-- EXERCISE DIRECTIONS --
Drop every picture, then transcribe the remaining data exactly.

START

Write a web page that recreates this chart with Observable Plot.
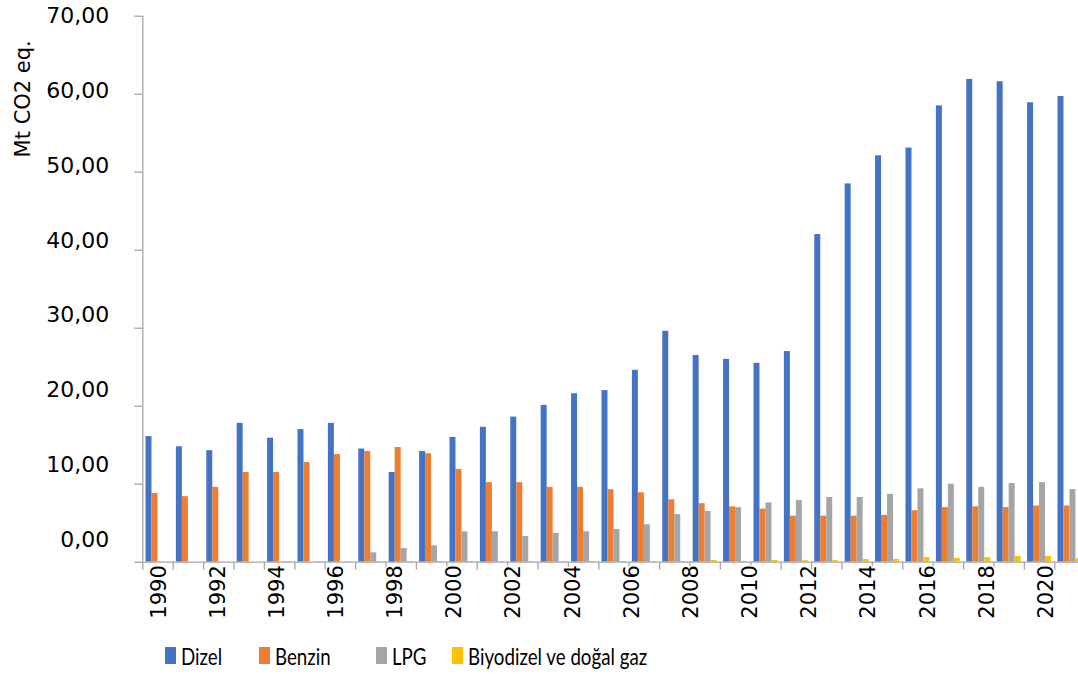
<!DOCTYPE html>
<html>
<head>
<meta charset="utf-8">
<script src="https://cdn.jsdelivr.net/npm/d3@7"></script>
<script src="https://cdn.jsdelivr.net/npm/@observablehq/plot@0.6"></script>
<style>
  html, body { margin: 0; padding: 0; background: #fff; overflow: hidden; }
  #legend {
    display: flex; align-items: center; height: 46px; padding-left: 165px;
    font-family: Lato, "Noto Sans", sans-serif;
    font-size: 24px; color: #000;
  }
  #legend .item { display: flex; align-items: center; white-space: nowrap; }
  #legend .item:nth-child(1) { width: 94px; }
  #legend .item:nth-child(2) { width: 117px; }
  #legend .item:nth-child(3) { width: 76px; }
  #legend .swatch { width: 11px; height: 17px; margin-right: 5px; flex: none; }
  #legend .name { display: inline-block; transform: scaleX(0.78); transform-origin: left center; }
</style>
</head>
<body>
<div id="chart"></div>
<div id="legend"></div>
<script>
// Road transport emissions by fuel type, Mt CO2 eq.
const years = [1990, 1991, 1992, 1993, 1994, 1995, 1996, 1997, 1998, 1999,
               2000, 2001, 2002, 2003, 2004, 2005, 2006, 2007, 2008, 2009,
               2010, 2011, 2012, 2013, 2014, 2015, 2016, 2017, 2018, 2019, 2020];

const dizel = [16.1, 14.8, 14.3, 17.8, 15.9, 17.0, 17.8, 14.5, 11.5, 14.2,
               16.0, 17.3, 18.6, 20.1, 21.6, 22.0, 24.6, 29.6, 26.5, 26.0,
               25.5, 27.0, 42.0, 48.5, 52.1, 53.1, 58.5, 61.9, 61.6, 58.9, 59.7];

const benzin = [8.8, 8.4, 9.6, 11.5, 11.5, 12.8, 13.8, 14.2, 14.7, 13.9,
                11.9, 10.2, 10.2, 9.6, 9.6, 9.3, 8.9, 8.0, 7.5, 7.1,
                6.8, 5.9, 5.9, 5.9, 6.0, 6.6, 7.0, 7.1, 7.0, 7.2, 7.2];

const lpg = [0, 0, 0, 0, 0, 0, 0, 1.2, 1.75, 2.1,
             3.9, 3.9, 3.3, 3.7, 3.9, 4.2, 4.8, 6.1, 6.5, 7.0,
             7.6, 7.9, 8.3, 8.3, 8.7, 9.4, 10.0, 9.6, 10.1, 10.2, 9.3];

const biyodizel = [0, 0, 0, 0, 0.08, 0.08, 0.08, 0.08, 0.08, 0.08,
                   0.08, 0.08, 0.08, 0.08, 0.08, 0.08, 0.08, 0.08, 0.22, 0.08,
                   0.22, 0.2, 0.2, 0.35, 0.35, 0.6, 0.5, 0.6, 0.75, 0.75, 0.45];

const seriesNames = ["Dizel", "Benzin", "LPG", "Biyodizel ve doğal gaz"];
const seriesColors = ["#4472C4", "#ED7D31", "#A5A5A5", "#FFC000"];
const yTicks = [0, 10, 20, 30, 40, 50, 60, 70];
const yearLabels = [1990, 1992, 1994, 1996, 1998, 2000, 2002, 2004,
                    2006, 2008, 2010, 2012, 2014, 2016, 2018, 2020];

// Long table: one row per year and fuel, with the fuel's slot inside the year group.
const seriesValues = [dizel, benzin, lpg, biyodizel];
const rows = years.flatMap((year, i) =>
  seriesNames.map((name, slot) => ({year, name, slot, value: seriesValues[slot][i]})));

// Each year occupies one unit on x; the four bars share it with a small gap at each side.
const groupInset = 0.105;
const slotWidth = 0.197;
const barX1 = d => d.year - 0.5 + groupInset + d.slot * slotWidth;
const barX2 = d => d.year - 0.5 + groupInset + (d.slot + 1) * slotWidth;

// Category boundaries carry the x ticks.
const boundaries = years.map(y => y - 0.5);

// Tick labels are laid out on a slightly tighter pitch than the ticks themselves.
const yMax = 70;
const yLabelPitch = 0.959;
const xLabelPitch = 0.973;
const fmt = v => v.toFixed(2).replace(".", ",");
const axisGray = "#a6a6a6";

const chart = Plot.plot({
  width: 1078,
  height: 632,
  marginTop: 15.7,
  marginBottom: 70.3,
  marginLeft: 142.3,
  marginRight: 0,
  x: {type: "linear", domain: [1989.5, 2020.28], label: null},
  y: {domain: [0, yMax], label: null},
  color: {domain: seriesNames, range: seriesColors},
  style: {fontFamily: "DejaVu Sans", fontSize: "21px", color: "#000", background: "#fff"},
  marks: [
    Plot.rect(rows, {x1: barX1, x2: barX2, y1: 0, y2: "value", fill: "name"}),
    Plot.axisY(yTicks, {tickSize: 8, stroke: axisGray, strokeWidth: 1.3, fill: "none", label: null}),
    Plot.axisX(boundaries, {tickSize: 8, stroke: axisGray, strokeWidth: 1.3, fill: "none", label: null}),
    Plot.text(yTicks, {
      y: v => yMax - (yMax - v) * yLabelPitch,
      text: fmt,
      frameAnchor: "left",
      textAnchor: "end",
      dx: -33.5,
      fontSize: 22,
      fill: "#000"
    }),
    Plot.text(yearLabels, {
      x: y => years[0] + 0.026 + (y - years[0]) * xLabelPitch,
      text: y => String(y),
      frameAnchor: "bottom",
      rotate: -90,
      textAnchor: "end",
      lineAnchor: "middle",
      dy: 3,
      fontSize: 21,
      fill: "#000",
      stroke: "#fff",
      strokeWidth: 3
    }),
    Plot.ruleX([1989.5], {stroke: axisGray, strokeWidth: 1.3}),
    Plot.ruleY([0], {stroke: axisGray, strokeWidth: 1.3}),
    Plot.text(["Mt CO2 eq."], {
      text: d => d,
      frameAnchor: "top-left",
      rotate: -90,
      textAnchor: "end",
      lineAnchor: "middle",
      dx: -120,
      dy: 24,
      fontSize: 21,
      fill: "#000"
    })
  ]
});
document.getElementById("chart").appendChild(chart);

// Legend below the plot
const legend = d3.select("#legend");
seriesNames.forEach((name, i) => {
  const item = legend.append("div").attr("class", "item");
  item.append("div").attr("class", "swatch").style("background", seriesColors[i]);
  item.append("span").attr("class", "name").text(name);
});
</script>
</body>
</html>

END

-- EXERCISE RESULT --
Write a web page that recreates this chart with Observable Plot.
<!DOCTYPE html>
<html>
<head>
<meta charset="utf-8">
<script src="https://cdn.jsdelivr.net/npm/d3@7"></script>
<script src="https://cdn.jsdelivr.net/npm/@observablehq/plot@0.6"></script>
<style>
  html, body { margin: 0; padding: 0; background: #fff; overflow: hidden; }
  #legend {
    display: flex; align-items: center; height: 46px; padding-left: 165px;
    font-family: Lato, "Noto Sans", sans-serif;
    font-size: 24px; color: #000;
  }
  #legend .item { display: flex; align-items: center; white-space: nowrap; }
  #legend .item:nth-child(1) { width: 94px; }
  #legend .item:nth-child(2) { width: 117px; }
  #legend .item:nth-child(3) { width: 76px; }
  #legend .swatch { width: 11px; height: 17px; margin-right: 5px; flex: none; }
  #legend .name { display: inline-block; transform: scaleX(0.78); transform-origin: left center; }
</style>
</head>
<body>
<div id="chart"></div>
<div id="legend"></div>
<script>
// Road transport emissions by fuel type, Mt CO2 eq.
const years = [1990, 1991, 1992, 1993, 1994, 1995, 1996, 1997, 1998, 1999,
               2000, 2001, 2002, 2003, 2004, 2005, 2006, 2007, 2008, 2009,
               2010, 2011, 2012, 2013, 2014, 2015, 2016, 2017, 2018, 2019, 2020];

const dizel = [16.1, 14.8, 14.3, 17.8, 15.9, 17.0, 17.8, 14.5, 11.5, 14.2,
               16.0, 17.3, 18.6, 20.1, 21.6, 22.0, 24.6, 29.6, 26.5, 26.0,
               25.5, 27.0, 42.0, 48.5, 52.1, 53.1, 58.5, 61.9, 61.6, 58.9, 59.7];

const benzin = [8.8, 8.4, 9.6, 11.5, 11.5, 12.8, 13.8, 14.2, 14.7, 13.9,
                11.9, 10.2, 10.2, 9.6, 9.6, 9.3, 8.9, 8.0, 7.5, 7.1,
                6.8, 5.9, 5.9, 5.9, 6.0, 6.6, 7.0, 7.1, 7.0, 7.2, 7.2];

const lpg = [0, 0, 0, 0, 0, 0, 0, 1.2, 1.75, 2.1,
             3.9, 3.9, 3.3, 3.7, 3.9, 4.2, 4.8, 6.1, 6.5, 7.0,
             7.6, 7.9, 8.3, 8.3, 8.7, 9.4, 10.0, 9.6, 10.1, 10.2, 9.3];

const biyodizel = [0, 0, 0, 0, 0.08, 0.08, 0.08, 0.08, 0.08, 0.08,
                   0.08, 0.08, 0.08, 0.08, 0.08, 0.08, 0.08, 0.08, 0.22, 0.08,
                   0.22, 0.2, 0.2, 0.35, 0.35, 0.6, 0.5, 0.6, 0.75, 0.75, 0.45];

const seriesNames = ["Dizel", "Benzin", "LPG", "Biyodizel ve doğal gaz"];
const seriesColors = ["#4472C4", "#ED7D31", "#A5A5A5", "#FFC000"];
const yTicks = [0, 10, 20, 30, 40, 50, 60, 70];
const yearLabels = [1990, 1992, 1994, 1996, 1998, 2000, 2002, 2004,
                    2006, 2008, 2010, 2012, 2014, 2016, 2018, 2020];

// Long table: one row per year and fuel, with the fuel's slot inside the year group.
const seriesValues = [dizel, benzin, lpg, biyodizel];
const rows = years.flatMap((year, i) =>
  seriesNames.map((name, slot) => ({year, name, slot, value: seriesValues[slot][i]})));

// Each year occupies one unit on x; the four bars share it with a small gap at each side.
const groupInset = 0.105;
const slotWidth = 0.197;
const barX1 = d => d.year - 0.5 + groupInset + d.slot * slotWidth;
const barX2 = d => d.year - 0.5 + groupInset + (d.slot + 1) * slotWidth;

// Category boundaries carry the x ticks.
const boundaries = years.map(y => y - 0.5);

// Tick labels are laid out on a slightly tighter pitch than the ticks themselves.
const yMax = 70;
const yLabelPitch = 0.959;
const xLabelPitch = 0.973;
const fmt = v => v.toFixed(2).replace(".", ",");
const axisGray = "#a6a6a6";

const chart = Plot.plot({
  width: 1078,
  height: 632,
  marginTop: 15.7,
  marginBottom: 70.3,
  marginLeft: 142.3,
  marginRight: 0,
  x: {type: "linear", domain: [1989.5, 2020.28], label: null},
  y: {domain: [0, yMax], label: null},
  color: {domain: seriesNames, range: seriesColors},
  style: {fontFamily: "DejaVu Sans", fontSize: "21px", color: "#000", background: "#fff"},
  marks: [
    Plot.rect(rows, {x1: barX1, x2: barX2, y1: 0, y2: "value", fill: "name"}),
    Plot.axisY(yTicks, {tickSize: 8, stroke: axisGray, strokeWidth: 1.3, fill: "none", label: null}),
    Plot.axisX(boundaries, {tickSize: 8, stroke: axisGray, strokeWidth: 1.3, fill: "none", label: null}),
    Plot.text(yTicks, {
      y: v => yMax - (yMax - v) * yLabelPitch,
      text: fmt,
      frameAnchor: "left",
      textAnchor: "end",
      dx: -33.5,
      fontSize: 22,
      fill: "#000"
    }),
    Plot.text(yearLabels, {
      x: y => years[0] + 0.026 + (y - years[0]) * xLabelPitch,
      text: y => String(y),
      frameAnchor: "bottom",
      rotate: -90,
      textAnchor: "end",
      lineAnchor: "middle",
      dy: 3,
      fontSize: 21,
      fill: "#000",
      stroke: "#fff",
      strokeWidth: 3
    }),
    Plot.ruleX([1989.5], {stroke: axisGray, strokeWidth: 1.3}),
    Plot.ruleY([0], {stroke: axisGray, strokeWidth: 1.3}),
    Plot.text(["Mt CO2 eq."], {
      text: d => d,
      frameAnchor: "top-left",
      rotate: -90,
      textAnchor: "end",
      lineAnchor: "middle",
      dx: -120,
      dy: 24,
      fontSize: 21,
      fill: "#000"
    })
  ]
});
document.getElementById("chart").appendChild(chart);

// Legend below the plot
const legend = d3.select("#legend");
seriesNames.forEach((name, i) => {
  const item = legend.append("div").attr("class", "item");
  item.append("div").attr("class", "swatch").style("background", seriesColors[i]);
  item.append("span").attr("class", "name").text(name);
});
</script>
</body>
</html>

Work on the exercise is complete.